How many lines of the material below contain the string "matplotlib"? Answer with the number and nothing else.

## [DATA PROVIDED]
• • • • • • •

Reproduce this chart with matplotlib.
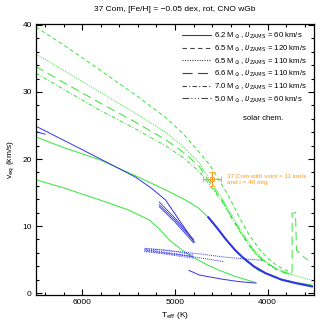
import numpy as np
import matplotlib
matplotlib.use('Agg')
import matplotlib.pyplot as plt
from matplotlib.lines import Line2D

plt.rcParams['font.family'] = ['Liberation Sans', 'DejaVu Sans']
plt.rcParams['mathtext.fontset'] = 'dejavusans'

green = '#33e633'
blue = '#3333e6'
orange = '#ff9919'

# rotating models, CNO wGb (green)
t_62 = [6500, 6200, 5812, 5425, 5102, 4887, 4747, 4640, 4532, 4382, 4242, 4102, 3887, 3700, 3522]
v_62 = [23.3, 21.7, 19.9, 17.5, 15.4, 13.9, 12.7, 11.3, 9.4, 6.9, 4.9, 3.4, 2.2, 1.6, 1.2]

t_65a = [6500, 6200, 5812, 5400, 5092, 4900, 4737, 4620, 4500, 4415, 4307, 4200, 4100, 4000, 3900, 3800, 3740]
v_65a = [39.7, 37.0, 33.3, 29.3, 26.1, 23.6, 21.0, 19.0, 16.3, 14.3, 11.3, 8.7, 6.7, 5.2, 4.1, 3.4, 3.0]

t_65b = [6500, 6200, 5812, 5400, 5092, 4900, 4737, 4630, 4490, 4382, 4270, 4167, 4050, 3920, 3800, 3737, 3600, 3522]
v_65b = [35.7, 33.2, 30.0, 26.6, 23.9, 21.7, 19.4, 17.0, 14.1, 11.5, 8.9, 6.8, 5.0, 3.8, 3.1, 2.8, 2.2, 1.9]

t_66 = [6500, 6200, 5812, 5400, 5092, 4900, 4737, 4630, 4490, 4382, 4270, 4167, 4050, 3920, 3800, 3737, 3737, 3700, 3690, 3570]
v_66 = [33.8, 31.4, 28.4, 25.3, 22.8, 20.9, 18.9, 16.6, 13.8, 11.2, 8.7, 6.6, 4.9, 3.7, 3.0, 2.8, 11.9, 12.0, 6.4, 4.9]

t_70 = [6500, 6200, 5812, 5400, 5092, 4900, 4737, 4630, 4490, 4382, 4270, 4167, 4050, 3920, 3800, 3740]
v_70 = [32.8, 30.4, 27.3, 24.3, 21.9, 20.1, 18.1, 16.2, 13.6, 11.0, 8.5, 6.4, 4.8, 3.6, 2.9, 2.7]

t_50 = [6500, 6200, 5812, 5500, 5275, 5150, 5060, 4930, 4812, 4650, 4522, 4350, 4135]
v_50 = [16.9, 15.7, 13.9, 12.4, 10.9, 9.3, 7.9, 6.5, 5.4, 4.2, 3.4, 2.5, 1.6]

# solar chemistry (blue)
t_b1 = [6500, 6000, 5425, 5250, 5102, 4950, 4790]
v_b1 = [24.9, 21.4, 17.3, 15.6, 13.9, 10.8, 7.6]
t_b1s = [6500, 6400]
v_b1s = [24.1, 23.7]
t_fan = [5170, 5000, 4800]
v_fan = [[13.6, 11.2, 8.0], [13.2, 10.9, 7.8], [12.9, 10.6, 7.5]]
t_b2 = [4640, 4550, 4450, 4350, 4275, 4150, 4027, 3850, 3700, 3522]
v_b2 = [11.3, 9.8, 8.0, 6.4, 5.4, 4.0, 3.0, 2.0, 1.5, 1.0]
t_b3 = [4850, 4737, 4500, 4300, 4124]
v_b3 = [3.4, 2.7, 2.1, 1.7, 1.5]
t_b4 = [5320, 5100, 4900, 4700, 4480, 4250, 4060]
v_b4 = [6.6, 6.4, 6.1, 5.8, 5.4, 5.1, 4.9]
t_b5 = [5320, 5100, 4900, 4700, 4480]
v_b5 = [6.4, 6.0, 5.6, 5.2, 4.7]
t_band = [5330, 5150, 4950, 4800]
v_band = [[6.7, 6.5, 6.1, 5.7], [6.5, 6.2, 5.8, 5.5], [6.3, 6.0, 5.7, 5.4], [6.2, 5.9, 5.5, 5.2]]

# 37 Com
t_obs, v_obs = 4602, 17.0
t_err, v_err = 100, 1.0

labels = [r'6.2 M$_\odot$, $\upsilon_{\rm ZAMS}$ = 60 km/s',
          r'6.5 M$_\odot$, $\upsilon_{\rm ZAMS}$ = 120 km/s',
          r'6.5 M$_\odot$, $\upsilon_{\rm ZAMS}$ = 110 km/s',
          r'6.6 M$_\odot$, $\upsilon_{\rm ZAMS}$ = 110 km/s',
          r'7.0 M$_\odot$, $\upsilon_{\rm ZAMS}$ = 110 km/s',
          r'5.0 M$_\odot$, $\upsilon_{\rm ZAMS}$ = 60 km/s']
styles = ['-', (0, (4, 3)), (0, (1, 1.2)), (0, (9, 5)), (0, (4, 2, 1, 2)), (0, (6, 2, 1, 2, 1, 2, 1, 2))]

fig = plt.figure(figsize=(3.32, 3.32), dpi=100)
ax = fig.add_axes([0.108, 0.111, 0.838, 0.817])

lw = 0.7
ax.plot(t_62, v_62, color=green, lw=lw, ls=styles[0])
ax.plot(t_65a, v_65a, color=green, lw=lw, ls=styles[1])
ax.plot(t_65b, v_65b, color=green, lw=lw, ls=styles[2])
ax.plot(t_66, v_66, color=green, lw=lw, ls=styles[3])
ax.plot(t_70, v_70, color=green, lw=lw, ls=styles[4])
ax.plot(t_50, v_50, color=green, lw=lw, ls='-')

ax.plot(t_b1, v_b1, color=blue, lw=lw)
ax.plot(t_b1s, v_b1s, color=blue, lw=lw)
for vf in v_fan:
    ax.plot(t_fan, vf, color=blue, lw=0.6)
ax.plot(t_b2, v_b2, color=blue, lw=1.5)
ax.plot(t_b3, v_b3, color=blue, lw=lw)
ax.plot(t_b4, v_b4, color=blue, lw=lw, ls=(0, (1, 1)))
ax.plot(t_b5, v_b5, color=blue, lw=lw, ls=(0, (1, 1)))
for vb in v_band:
    ax.plot(t_band, vb, color=blue, lw=0.6, ls=(0, (1, 1)))

ax.errorbar(t_obs, v_obs, xerr=t_err, yerr=v_err, color=orange, lw=0.8,
            capsize=2, capthick=0.8, marker='s', ms=3, mfc='none', mec=orange, mew=0.6)
ax.text(t_obs - 165, v_obs, '37 Com with vsini = 11 km/s\nand i = 40 deg', color=orange,
        fontsize=4.6, va='center', ha='left', linespacing=1.2)

handles = [Line2D([], [], color='#444444', lw=0.8, ls=s) for s in styles]
leg = ax.legend(handles, labels, loc='upper right', frameon=False, fontsize=5.6,
                handlelength=3.8, handletextpad=0.4, labelspacing=0.28,
                borderaxespad=0.0, borderpad=0.0, bbox_to_anchor=(0.975, 0.975))
ax.text(0.817, 0.653, 'solar chem.', transform=ax.transAxes, fontsize=5.6, ha='center', va='center')

ax.set_xlim(6500, 3500)
ax.set_ylim(-0.3, 40.15)
ax.set_xticks([6000, 5000, 4000])
ax.set_xticks(np.arange(3600, 6500, 200), minor=True)
ax.set_yticks([0, 10, 20, 30, 40])
ax.set_yticks(np.arange(0, 41, 2), minor=True)
ax.tick_params(which='both', direction='in', top=True, right=True, labelsize=6, width=0.8, pad=3)
ax.tick_params(which='major', length=4)
ax.tick_params(which='minor', length=2)
for s in ax.spines.values():
    s.set_linewidth(0.9)

ax.set_xlabel(r'T$_{\rm eff}$ (K)', fontsize=6, labelpad=3)
ax.set_ylabel(r'v$_{\rm eq}$ (km/s)', fontsize=6, labelpad=4)
ax.set_title('37 Com, [Fe/H] = \u22120.05 dex, rot, CNO wGb', fontsize=6, pad=9)

fig.savefig('out.png', dpi=100)
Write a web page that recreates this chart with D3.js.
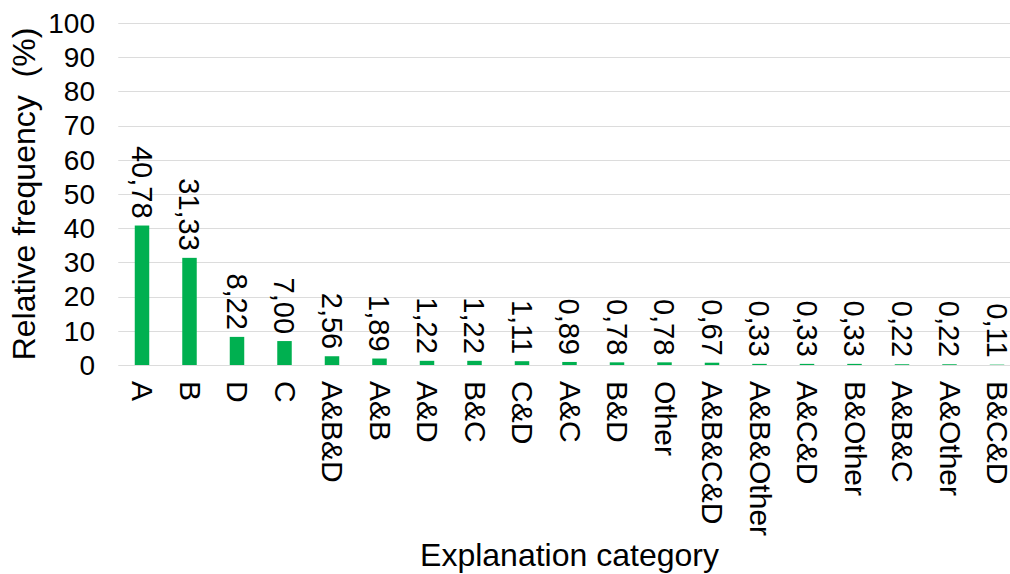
<!DOCTYPE html>
<html>
<head>
<meta charset="utf-8">
<script src="https://cdn.jsdelivr.net/npm/d3@7"></script>
<style>
  body { margin: 0; background: #fff; }
  svg { font-family: "Liberation Sans", Arial, Helvetica, sans-serif; }
</style>
</head>
<body>
<svg id="chart" width="1010" height="574"></svg>
<script>
// chart data
const categories = ["A", "B", "D", "C", "A&B&D", "A&B", "A&D", "B&C", "C&D", "A&C",
                    "B&D", "Other", "A&B&C&D", "A&B&Other", "A&C&D", "B&Other", "A&B&C", "A&Other", "B&C&D"];
const values = [40.78, 31.33, 8.22, 7.00, 2.56, 1.89, 1.22, 1.22, 1.11, 0.89,
                0.78, 0.78, 0.67, 0.33, 0.33, 0.33, 0.22, 0.22, 0.11];
const yTicks = [0, 10, 20, 30, 40, 50, 60, 70, 80, 90, 100];
const yTitle = "Relative frequency\u00a0\u00a0(%)";
const xTitle = "Explanation category";

const svg = d3.select("#chart");
const plotLeft = 118.25, plotTop = 23, plotBottom = 365;
const step = 47.5;

const xScale = d3.scaleBand()
    .domain(categories)
    .range([plotLeft, plotLeft + step * categories.length])
    .paddingInner(0.695)
    .paddingOuter(0.3475);

const yScale = d3.scaleLinear()
    .domain([0, 100])
    .range([plotBottom, plotTop]);

const fmt = d3.formatLocale({decimal: ",", thousands: ".", grouping: [3], currency: ["", ""]}).format(".2f");

// gridlines
svg.append("g")
    .selectAll("line")
    .data(yTicks)
    .join("line")
    .attr("x1", plotLeft)
    .attr("x2", 1010)
    .attr("y1", d => Math.round(yScale(d)) + 0.5)
    .attr("y2", d => Math.round(yScale(d)) + 0.5)
    .attr("stroke", "#dcdcdc")
    .attr("stroke-width", 1);

// y tick labels
svg.append("g")
    .selectAll("text")
    .data(yTicks)
    .join("text")
    .attr("x", 95)
    .attr("y", d => yScale(d))
    .attr("dy", "0.35em")
    .attr("text-anchor", "end")
    .attr("font-size", 28)
    .attr("fill", "#000")
    .text(d => d);

// bars
svg.append("g")
    .selectAll("rect")
    .data(values)
    .join("rect")
    .attr("x", (d, i) => xScale(categories[i]))
    .attr("y", d => yScale(d))
    .attr("width", xScale.bandwidth())
    .attr("height", d => plotBottom - yScale(d))
    .attr("fill", "#00b050");

// value labels, rotated
svg.append("g")
    .selectAll("text")
    .data(values)
    .join("text")
    .attr("transform", (d, i) => `translate(${xScale(categories[i]) + xScale.bandwidth() / 2}, ${yScale(d) - 7}) rotate(90)`)
    .attr("dy", "0.35em")
    .attr("text-anchor", "end")
    .attr("font-size", 29)
    .attr("fill", "#000")
    .text(d => fmt(d));

// category labels, rotated
svg.append("g")
    .selectAll("text")
    .data(categories)
    .join("text")
    .attr("transform", d => `translate(${xScale(d) + xScale.bandwidth() / 2 + 0.5}, 381) rotate(90)`)
    .attr("dy", "0.35em")
    .attr("text-anchor", "start")
    .attr("font-size", 30)
    .attr("fill", "#000")
    .text(d => d);

// axis titles
svg.append("text")
    .attr("x", (plotLeft + plotLeft + step * categories.length) / 2)
    .attr("y", 566)
    .attr("text-anchor", "middle")
    .attr("font-size", 32)
    .attr("fill", "#000")
    .text(xTitle);

svg.append("text")
    .attr("transform", `translate(35, ${(plotTop + plotBottom) / 2}) rotate(-90)`)
    .attr("text-anchor", "middle")
    .attr("font-size", 32)
    .attr("fill", "#000")
    .text(yTitle);
</script>
</body>
</html>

• • • • • • •

## [OUTPUT OF THE TASK]
5